I came over here primarily to observe and to learn.  I certainly knew about the Irish Poker Open, and I’d also heard many players boast that this was one of the most prestigious titles in all of poker to win.  Padraig Parkison once famously said, “Aside from the prize money, I’d rather win the Main Event of the Irish Poker Open than a gold bracelet.”  High praise, indeed.

Given my limited experience here in Ireland, I was surprised and elated to be asked to join a panel discussion, which took place last night prior to the start of the Irish Poker Open championship event.  Sponsored by Paddy Power Poker, I took the stage alongside Mike Sexton and Padraig Parkinson.  Kara Scott, formally with ESPN and one of poker’s best on air personalities, served as the moderator.  The ballroom attracted a standing-room only crowd.  Then, when the tournament break ended and play resumed, about half the audience bolted.

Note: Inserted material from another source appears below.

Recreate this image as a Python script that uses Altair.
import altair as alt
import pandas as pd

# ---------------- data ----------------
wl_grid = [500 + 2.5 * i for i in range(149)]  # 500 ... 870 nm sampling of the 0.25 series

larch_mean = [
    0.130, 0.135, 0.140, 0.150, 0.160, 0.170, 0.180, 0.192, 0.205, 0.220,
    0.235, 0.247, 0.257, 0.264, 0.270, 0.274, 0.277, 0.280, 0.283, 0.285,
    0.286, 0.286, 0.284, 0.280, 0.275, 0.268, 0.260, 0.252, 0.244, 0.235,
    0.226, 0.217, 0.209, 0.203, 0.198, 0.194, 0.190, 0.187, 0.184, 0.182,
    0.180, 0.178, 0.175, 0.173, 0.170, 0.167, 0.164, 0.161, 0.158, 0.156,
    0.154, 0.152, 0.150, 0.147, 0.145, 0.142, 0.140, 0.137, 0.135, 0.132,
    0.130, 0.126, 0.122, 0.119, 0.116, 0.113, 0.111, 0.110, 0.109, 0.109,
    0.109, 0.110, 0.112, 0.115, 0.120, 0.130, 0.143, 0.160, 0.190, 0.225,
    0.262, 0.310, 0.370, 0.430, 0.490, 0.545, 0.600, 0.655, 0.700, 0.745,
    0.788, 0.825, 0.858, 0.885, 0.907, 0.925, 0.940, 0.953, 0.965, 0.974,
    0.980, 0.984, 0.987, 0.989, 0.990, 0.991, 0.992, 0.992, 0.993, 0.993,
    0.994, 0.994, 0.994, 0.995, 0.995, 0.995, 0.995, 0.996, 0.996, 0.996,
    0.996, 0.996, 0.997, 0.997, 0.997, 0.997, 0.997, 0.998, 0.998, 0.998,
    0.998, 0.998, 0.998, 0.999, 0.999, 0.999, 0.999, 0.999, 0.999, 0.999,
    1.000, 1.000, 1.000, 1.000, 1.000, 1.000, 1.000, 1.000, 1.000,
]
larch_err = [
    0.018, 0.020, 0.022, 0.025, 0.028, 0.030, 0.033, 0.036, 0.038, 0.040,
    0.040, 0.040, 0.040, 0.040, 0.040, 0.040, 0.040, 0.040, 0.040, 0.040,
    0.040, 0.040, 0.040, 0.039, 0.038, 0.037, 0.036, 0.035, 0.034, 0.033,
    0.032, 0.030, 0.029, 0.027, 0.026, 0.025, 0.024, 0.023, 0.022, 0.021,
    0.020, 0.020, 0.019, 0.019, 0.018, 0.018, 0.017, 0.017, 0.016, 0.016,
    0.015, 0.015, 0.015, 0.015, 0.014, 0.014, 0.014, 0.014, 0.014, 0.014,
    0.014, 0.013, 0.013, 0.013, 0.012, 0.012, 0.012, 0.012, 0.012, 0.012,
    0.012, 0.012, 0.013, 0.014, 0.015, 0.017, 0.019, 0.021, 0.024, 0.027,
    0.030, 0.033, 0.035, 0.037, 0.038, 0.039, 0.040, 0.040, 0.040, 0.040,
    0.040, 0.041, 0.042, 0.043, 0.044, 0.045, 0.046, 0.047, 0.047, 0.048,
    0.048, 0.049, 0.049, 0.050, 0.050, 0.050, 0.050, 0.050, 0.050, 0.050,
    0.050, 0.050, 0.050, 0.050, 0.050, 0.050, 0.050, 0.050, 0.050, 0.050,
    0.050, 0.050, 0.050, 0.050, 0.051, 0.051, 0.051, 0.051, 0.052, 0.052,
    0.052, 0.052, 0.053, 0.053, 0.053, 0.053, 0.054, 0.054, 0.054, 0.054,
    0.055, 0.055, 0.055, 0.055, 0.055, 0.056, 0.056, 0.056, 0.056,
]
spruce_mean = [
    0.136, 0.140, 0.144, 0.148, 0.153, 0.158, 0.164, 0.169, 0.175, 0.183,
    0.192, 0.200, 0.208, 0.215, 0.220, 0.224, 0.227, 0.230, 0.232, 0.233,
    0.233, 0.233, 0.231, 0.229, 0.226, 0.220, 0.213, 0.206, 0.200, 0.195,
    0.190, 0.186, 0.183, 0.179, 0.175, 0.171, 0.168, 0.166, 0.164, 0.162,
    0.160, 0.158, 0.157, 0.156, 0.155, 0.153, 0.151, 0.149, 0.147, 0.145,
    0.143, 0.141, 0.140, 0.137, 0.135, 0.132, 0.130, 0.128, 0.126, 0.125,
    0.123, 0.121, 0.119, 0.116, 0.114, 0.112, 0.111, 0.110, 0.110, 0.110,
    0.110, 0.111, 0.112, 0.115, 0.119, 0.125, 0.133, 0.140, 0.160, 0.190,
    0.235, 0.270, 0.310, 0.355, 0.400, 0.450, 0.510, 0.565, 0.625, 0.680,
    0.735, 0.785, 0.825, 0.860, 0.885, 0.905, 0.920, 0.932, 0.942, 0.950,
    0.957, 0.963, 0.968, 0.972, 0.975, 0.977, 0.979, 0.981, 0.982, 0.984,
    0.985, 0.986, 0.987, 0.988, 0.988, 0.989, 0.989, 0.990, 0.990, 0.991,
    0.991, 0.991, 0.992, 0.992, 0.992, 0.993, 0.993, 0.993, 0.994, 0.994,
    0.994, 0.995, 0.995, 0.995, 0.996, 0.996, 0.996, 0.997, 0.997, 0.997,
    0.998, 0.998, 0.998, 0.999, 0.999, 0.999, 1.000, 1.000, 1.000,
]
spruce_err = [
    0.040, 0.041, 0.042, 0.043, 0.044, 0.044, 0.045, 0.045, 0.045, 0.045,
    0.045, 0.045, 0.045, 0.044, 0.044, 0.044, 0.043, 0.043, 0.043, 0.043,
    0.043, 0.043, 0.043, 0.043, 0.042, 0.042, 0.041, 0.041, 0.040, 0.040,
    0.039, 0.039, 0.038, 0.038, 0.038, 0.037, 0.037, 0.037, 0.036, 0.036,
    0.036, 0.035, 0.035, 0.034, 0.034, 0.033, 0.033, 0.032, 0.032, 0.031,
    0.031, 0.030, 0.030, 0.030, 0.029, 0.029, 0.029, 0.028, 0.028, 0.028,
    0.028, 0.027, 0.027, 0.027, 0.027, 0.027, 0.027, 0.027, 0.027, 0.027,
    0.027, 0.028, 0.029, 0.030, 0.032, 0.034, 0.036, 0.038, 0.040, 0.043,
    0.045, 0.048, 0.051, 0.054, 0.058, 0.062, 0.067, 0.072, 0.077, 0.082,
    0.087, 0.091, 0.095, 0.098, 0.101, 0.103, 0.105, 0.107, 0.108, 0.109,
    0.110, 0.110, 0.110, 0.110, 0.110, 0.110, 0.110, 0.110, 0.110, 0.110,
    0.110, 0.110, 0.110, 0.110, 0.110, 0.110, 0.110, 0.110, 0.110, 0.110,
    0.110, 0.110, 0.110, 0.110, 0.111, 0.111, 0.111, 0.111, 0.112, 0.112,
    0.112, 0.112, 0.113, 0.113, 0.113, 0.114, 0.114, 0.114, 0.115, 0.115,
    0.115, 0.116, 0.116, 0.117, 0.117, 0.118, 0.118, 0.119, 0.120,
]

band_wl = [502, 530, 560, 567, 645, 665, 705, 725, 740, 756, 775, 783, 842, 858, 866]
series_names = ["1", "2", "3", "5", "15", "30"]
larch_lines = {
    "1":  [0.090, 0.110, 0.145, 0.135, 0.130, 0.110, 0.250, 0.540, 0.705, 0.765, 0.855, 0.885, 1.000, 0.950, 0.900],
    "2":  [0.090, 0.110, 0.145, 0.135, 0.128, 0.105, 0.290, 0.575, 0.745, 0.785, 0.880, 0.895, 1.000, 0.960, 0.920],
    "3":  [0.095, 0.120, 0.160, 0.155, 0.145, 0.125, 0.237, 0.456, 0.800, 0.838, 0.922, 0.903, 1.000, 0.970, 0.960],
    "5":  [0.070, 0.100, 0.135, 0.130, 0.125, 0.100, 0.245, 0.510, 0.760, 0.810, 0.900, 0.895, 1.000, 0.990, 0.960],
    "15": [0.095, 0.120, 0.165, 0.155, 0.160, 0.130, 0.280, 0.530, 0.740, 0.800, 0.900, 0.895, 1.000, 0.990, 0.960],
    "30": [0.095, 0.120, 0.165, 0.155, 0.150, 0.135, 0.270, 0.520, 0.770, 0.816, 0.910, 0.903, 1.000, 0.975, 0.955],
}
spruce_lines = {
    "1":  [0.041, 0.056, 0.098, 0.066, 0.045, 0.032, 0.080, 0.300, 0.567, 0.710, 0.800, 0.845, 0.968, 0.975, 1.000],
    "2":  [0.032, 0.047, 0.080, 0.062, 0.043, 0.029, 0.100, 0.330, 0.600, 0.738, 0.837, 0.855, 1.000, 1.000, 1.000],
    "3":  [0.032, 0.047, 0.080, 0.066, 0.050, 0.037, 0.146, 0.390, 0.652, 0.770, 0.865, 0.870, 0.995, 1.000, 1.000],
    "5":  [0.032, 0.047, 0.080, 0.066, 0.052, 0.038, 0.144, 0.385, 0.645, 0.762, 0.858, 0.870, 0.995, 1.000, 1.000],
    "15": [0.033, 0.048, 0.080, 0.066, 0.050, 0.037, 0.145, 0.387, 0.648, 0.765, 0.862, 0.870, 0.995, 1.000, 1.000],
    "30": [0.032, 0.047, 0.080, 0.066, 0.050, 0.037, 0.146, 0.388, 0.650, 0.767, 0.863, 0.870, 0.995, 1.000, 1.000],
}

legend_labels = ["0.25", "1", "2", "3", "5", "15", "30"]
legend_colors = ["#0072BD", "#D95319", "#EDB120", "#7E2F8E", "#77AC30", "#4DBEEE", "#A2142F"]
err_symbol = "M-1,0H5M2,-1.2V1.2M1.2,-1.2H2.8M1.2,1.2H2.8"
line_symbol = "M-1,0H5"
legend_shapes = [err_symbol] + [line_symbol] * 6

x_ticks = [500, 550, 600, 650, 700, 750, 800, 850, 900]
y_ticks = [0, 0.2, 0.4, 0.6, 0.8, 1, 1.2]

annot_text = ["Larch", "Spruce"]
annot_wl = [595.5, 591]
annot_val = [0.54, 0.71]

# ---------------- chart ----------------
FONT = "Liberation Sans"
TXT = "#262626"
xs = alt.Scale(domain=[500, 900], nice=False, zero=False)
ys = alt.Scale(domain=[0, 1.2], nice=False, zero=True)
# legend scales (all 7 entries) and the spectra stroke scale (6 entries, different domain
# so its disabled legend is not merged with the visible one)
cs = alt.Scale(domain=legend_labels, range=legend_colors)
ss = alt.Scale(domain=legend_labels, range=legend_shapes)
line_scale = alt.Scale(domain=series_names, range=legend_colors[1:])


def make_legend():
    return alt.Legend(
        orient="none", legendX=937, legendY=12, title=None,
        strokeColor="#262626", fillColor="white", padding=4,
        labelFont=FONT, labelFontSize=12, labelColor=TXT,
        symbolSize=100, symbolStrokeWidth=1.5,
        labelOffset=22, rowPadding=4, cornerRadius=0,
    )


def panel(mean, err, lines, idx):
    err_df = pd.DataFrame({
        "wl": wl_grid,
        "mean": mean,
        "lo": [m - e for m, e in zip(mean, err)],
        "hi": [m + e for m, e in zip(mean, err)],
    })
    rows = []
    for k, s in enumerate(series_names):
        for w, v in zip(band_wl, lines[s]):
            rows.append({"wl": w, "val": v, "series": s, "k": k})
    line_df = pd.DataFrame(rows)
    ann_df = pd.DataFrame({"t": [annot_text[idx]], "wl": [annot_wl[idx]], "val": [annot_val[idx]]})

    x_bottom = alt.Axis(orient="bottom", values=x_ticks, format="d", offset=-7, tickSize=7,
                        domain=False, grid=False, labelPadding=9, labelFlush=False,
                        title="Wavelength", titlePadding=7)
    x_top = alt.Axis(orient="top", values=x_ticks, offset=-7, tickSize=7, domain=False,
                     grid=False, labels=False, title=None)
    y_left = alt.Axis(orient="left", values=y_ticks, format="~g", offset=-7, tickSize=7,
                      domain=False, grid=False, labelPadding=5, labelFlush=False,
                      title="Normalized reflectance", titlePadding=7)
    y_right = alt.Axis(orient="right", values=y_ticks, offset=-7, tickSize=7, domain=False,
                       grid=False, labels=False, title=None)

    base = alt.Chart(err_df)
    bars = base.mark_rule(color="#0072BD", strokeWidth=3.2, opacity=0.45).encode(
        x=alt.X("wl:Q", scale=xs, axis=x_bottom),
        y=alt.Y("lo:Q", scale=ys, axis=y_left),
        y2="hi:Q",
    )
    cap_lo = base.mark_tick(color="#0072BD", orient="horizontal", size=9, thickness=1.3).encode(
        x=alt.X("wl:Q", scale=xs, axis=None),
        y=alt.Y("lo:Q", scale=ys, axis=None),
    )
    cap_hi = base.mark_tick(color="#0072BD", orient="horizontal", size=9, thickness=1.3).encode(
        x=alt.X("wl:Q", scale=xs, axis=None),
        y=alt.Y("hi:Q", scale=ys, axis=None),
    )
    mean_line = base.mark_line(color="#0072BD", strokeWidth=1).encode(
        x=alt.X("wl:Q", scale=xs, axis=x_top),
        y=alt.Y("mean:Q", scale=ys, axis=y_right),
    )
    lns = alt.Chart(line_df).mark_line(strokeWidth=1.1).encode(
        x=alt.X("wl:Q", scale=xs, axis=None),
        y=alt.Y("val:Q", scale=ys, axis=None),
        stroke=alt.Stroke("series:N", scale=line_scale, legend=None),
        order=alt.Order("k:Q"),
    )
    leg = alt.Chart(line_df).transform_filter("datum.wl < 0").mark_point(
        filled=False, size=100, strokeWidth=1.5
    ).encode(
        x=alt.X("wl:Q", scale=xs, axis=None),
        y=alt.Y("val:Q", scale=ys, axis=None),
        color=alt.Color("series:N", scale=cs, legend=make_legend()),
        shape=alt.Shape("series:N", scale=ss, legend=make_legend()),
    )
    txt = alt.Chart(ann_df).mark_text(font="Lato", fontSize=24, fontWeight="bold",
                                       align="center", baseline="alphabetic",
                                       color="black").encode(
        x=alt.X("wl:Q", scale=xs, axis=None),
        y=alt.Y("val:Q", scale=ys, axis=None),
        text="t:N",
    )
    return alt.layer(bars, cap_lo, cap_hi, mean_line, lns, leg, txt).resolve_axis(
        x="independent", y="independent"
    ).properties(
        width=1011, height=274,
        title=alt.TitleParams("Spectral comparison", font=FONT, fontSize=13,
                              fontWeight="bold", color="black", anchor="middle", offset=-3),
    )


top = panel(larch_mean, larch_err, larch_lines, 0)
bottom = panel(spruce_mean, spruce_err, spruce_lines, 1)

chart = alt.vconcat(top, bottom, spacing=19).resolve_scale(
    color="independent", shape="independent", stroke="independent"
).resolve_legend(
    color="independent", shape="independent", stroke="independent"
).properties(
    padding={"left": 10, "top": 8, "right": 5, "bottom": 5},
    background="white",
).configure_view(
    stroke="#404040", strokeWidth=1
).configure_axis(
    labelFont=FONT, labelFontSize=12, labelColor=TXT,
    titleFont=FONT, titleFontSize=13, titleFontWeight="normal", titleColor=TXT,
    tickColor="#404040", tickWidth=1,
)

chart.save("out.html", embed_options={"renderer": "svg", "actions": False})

All joking aside, I was thrilled just to be there and listen.

Mike told stories, some I’d heard before and others that were new to me.  One thing that’s great about gatherings like this is when you hear these great tales, it also triggers your own memories.  Surely, no one in poker has more memories or is as great a storyteller as Mike.  I could listen to him for hours (and many times, have).

Padriag is kinda’ the Mike Sexton of Ireland.  That might seem like an odd comparison, but he just knows everything and everyone.  I got a kick out of hearing how the Irish Poker Open was formed and was able to learn more about two greats who are no longer with us — Terry Rogers (aka “the Red Menace”) and Liam “the Gentleman” Flood, who passed away last summer.  They were both bookmakers as well as poker players and essentially put what we know today as the Irish poker scene on the map.

By the way, I was also impressed to learn that Kara Scott wasn’t just a moderator.  She had a bit of history with this event of her own, finishing second in the Irish Poker Open championship, back in 2009.

Note:  Photo courtesy of Christian Zetzsche (via Paddy Power Poker)

Following our panel discussion, we all headed into the pub here at the hotel.  One thing about the Irish Poker Open (and many tournaments played outside the U.S.) is the unique atmosphere and strong sense of camaraderie that exists not just at the tables, but around the entire event.  Players seem to hang out and socialize a lot more here in Europe.  I like that.  I wish American poker tournaments were more like what I’m seeing here at the Irish Poker Open.

Here are a few snap shots of some old and new friends.

One highlight for me was hanging out with several players and personalities who I don’t see very often.  This photograph was taken which includes — (L to R) Kara Scott, Padraig Parkinson, me, Andy Black, Noel Furlong (very rare, he’s the 1999 world champion), Mike Sexton, and Thor Hansen.



I was also lucky to meet some new friends.  My two new favorites are brother and sister — Barney Gribbin and Bridie Gribbin (don’t you love those names?).  Talk about cool people and great pals to hang out with.  Both Barney and Bridie are from north of Belfast, where I hope to visit in a few days.  I should note that Barney’s name might be familiar to some, since he used to run a few tournaments years ago here in Ireland.  When they told me they were fans of this website, I certainly owe them thanks for reading and for being my two new favorite people to hang out with in Ireland.  Thank you, Barney and Bridie!